National Center for Fair and Open Testing

Proponents of the federal No Child Left Behind (NCLB) law have charged critics with creating "myths" about the law and have issued their own "facts." It's time to look at the evidence for a reality check on NCLB's claims of success. [1]

THE CLAIM: Proponents say higher test scores prove NCLB is working.

THE REALITY: Rising test scores are primarily the result of repetitive drilling for the narrow content the exams cover, not real educational improvements. Groups that have long struggled, like special education and English language learners and many low-income minority students, continue to do so - in fact, they may be falling further behind. 

  • Some state test scores have risen, but reading scores on the National Assessment of Educational Progress (NAEP) have not. (NAEP math scores began rising prior to NCLB's passage.) Most test experts agree that score gains on one test mean little if there are not parallel improvements on tests that are not taught to, such as NAEP. [2] Instruction in reading and math increasingly resembles test preparation, which is why scores often rise on state tests, but not on NAEP.
  • Texas is the NCLB model state. Due to a decade of intensive teaching to the TAAS test, scores rose dramatically and the racial score gap narrowed. But the gains were not confirmed and the racial gap did not close on NAEP or on the state's college admissions exam.

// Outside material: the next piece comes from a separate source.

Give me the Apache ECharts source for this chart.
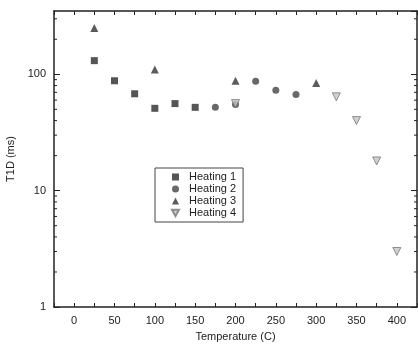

In fact, Texas colleges reported in-state high school graduates needed more, not less, remediation after high-stakes testing was introduced.
  • Study after study has found that a focus on reading and math tests causes schools to downplay science, history, art, physical education and even recess in order to boost scores.

THE CLAIM: Education Trust and other NCLB proponents say, "[E]arly evidence from states at the forefront of implementing rigorous accountability and instructional support systems demonstrates beyond any reasonable doubt that public schools are capable of meeting the expectations in the law." [3] Supporters also point to an increase in the number of schools that made "adequate yearly progress" (AYP) under NCLB as evidence of success.